Portuguese police fly in supercop to solve the mystery of missing Madeleine

Portuguese police fly in supercop to solve the mystery of missing Madeleine
Matt Drake
7 October 2007
The Express on Sunday

Police were last night preparing to call in one of Portugal's most respected detectives in a desperate attempt to solve the mystery of missing Madeleine McCann.

Chief Inspector Carlos do Carmo is being lined up to spearhead the faltering investigation after the leading officer working on the case, Goncalo Amaral, was forced to stand down.

While the inquiry will officially remain based on the theory that Madeleine's parents Kate and Gerry killed her, the change of leadership is expected to signal an in-depth review of the case.

Mr Carmo could take over the six man team as early as next week to avoid further allegations that the investigation is on the verge of collapsing.

Close friends of the McCanns say they are worried that for two months police have made no effort to search for Madeleine, who was three when she vanished on May 3.

Police sources confirmed yesterday that Carmo's outstanding record marked him out as the obvious choice to take over Portugal's largestever missing person case.

The McCanns' spokesman, Clarence Mitchell, welcomed the possible appointment.

He said:
"Kate and Gerry are keen to see a quick and effective transfer of the handling of the case. Their main concern is that the attention of the investigation returns to searching for Madeleine.

"They are willing to do whatever is asked of them to co-operate and have always said they are willing to return for a review of the case." 

Amaral was taken off the case after he made controversial remarks about British police allegedly being influenced by the McCanns.

Mark Williams-Thomas, a former child protection detective, said whoever takes over will have to catch up quickly if the case is not to lose momentum.

"It will be very difficult, " he said. "It's good to have a fresh pair of eyes but it will take a while to get up to speed. But I don't think it will be an insurmountable task." 

Colleagues of Mr Carmo say his scientific approach could finally provide answers about what really happened on the night Madeleine went missing.

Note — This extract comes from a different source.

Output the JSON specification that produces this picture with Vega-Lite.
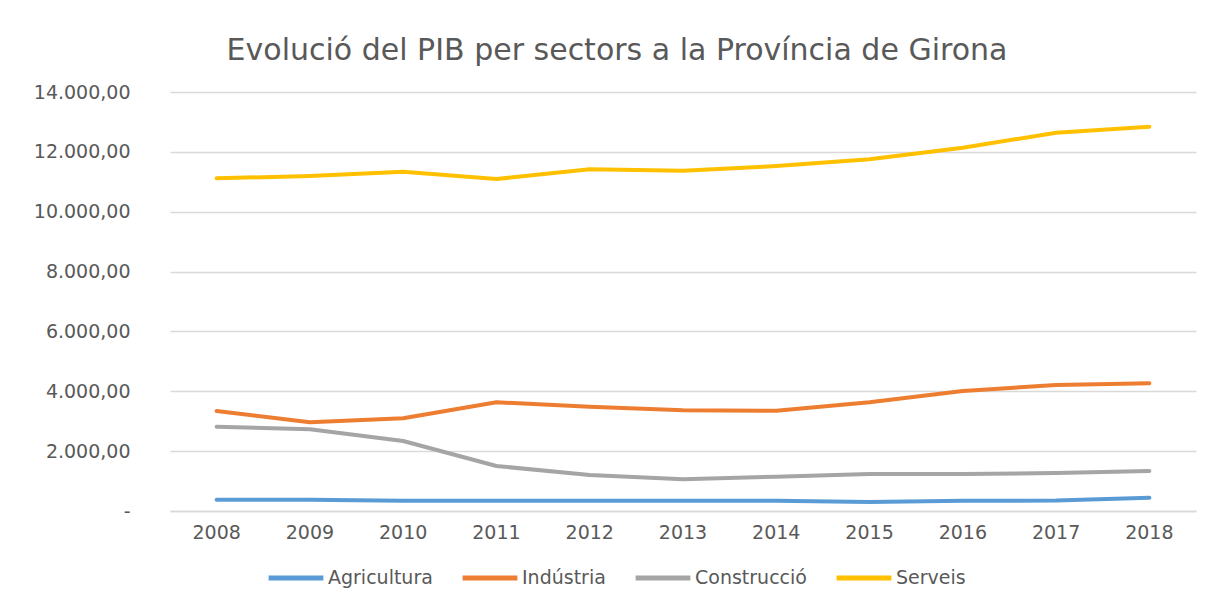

He has forged a reputation for getting results after leading a number of high-profile investigations. The chief inspector made his name in 2005 after tracking down a gang of armed bank robbers on the Algarve using phone bugs and advanced forensic techniques on suspect vehicles.

Before moving to Lisbon in 2006, he was also credited with cracking a corrupt network of undertakers in the Portimao area who were paying hospital staff for tip-offs about terminally ill patients and then contacting relatives.

Should Mr Carmo be appointed, it is expected he will return from Lisbon to live in the Algarve.

The move follows strong criticism yesterday over the amount of time it has taken forensic experts in Birmingham to return complete results of DNA tests which could provide conclusive evidence as to whether Madeleine is dead.

A police source said:
"The McCanns would never be made official suspects just based on results of the searches carried out. Naturally, the first results sent from Birmingham gave consistency to suspicions.

"There are still various operations to be carried out and we will have to wait for the rest of the results. They are fundamental for us to be able to advance with the investigation." 

But the delay was justified by a spokesman for the laboratory. He explained that the complex nature of the tests required more time than normal. He added:
"These are very specific tests and they are still being carried out. We have maintained a strict co-operation with police." 
One theory which Portuguese detectives are reported to be working on is that Madeleine could have died in the holiday apartment as the result of an accidental fall from a sofa.

Unconfirmed sources also said that Gerry McCann had refused to answer any further questions after his interrogators refused to show him the preliminary DNA results.

The McCanns' legal team visited Portugal last week to hold talks about the possibility of them launching a "public interest" appeal to have secrecy orders lifted so that they can talk about the case.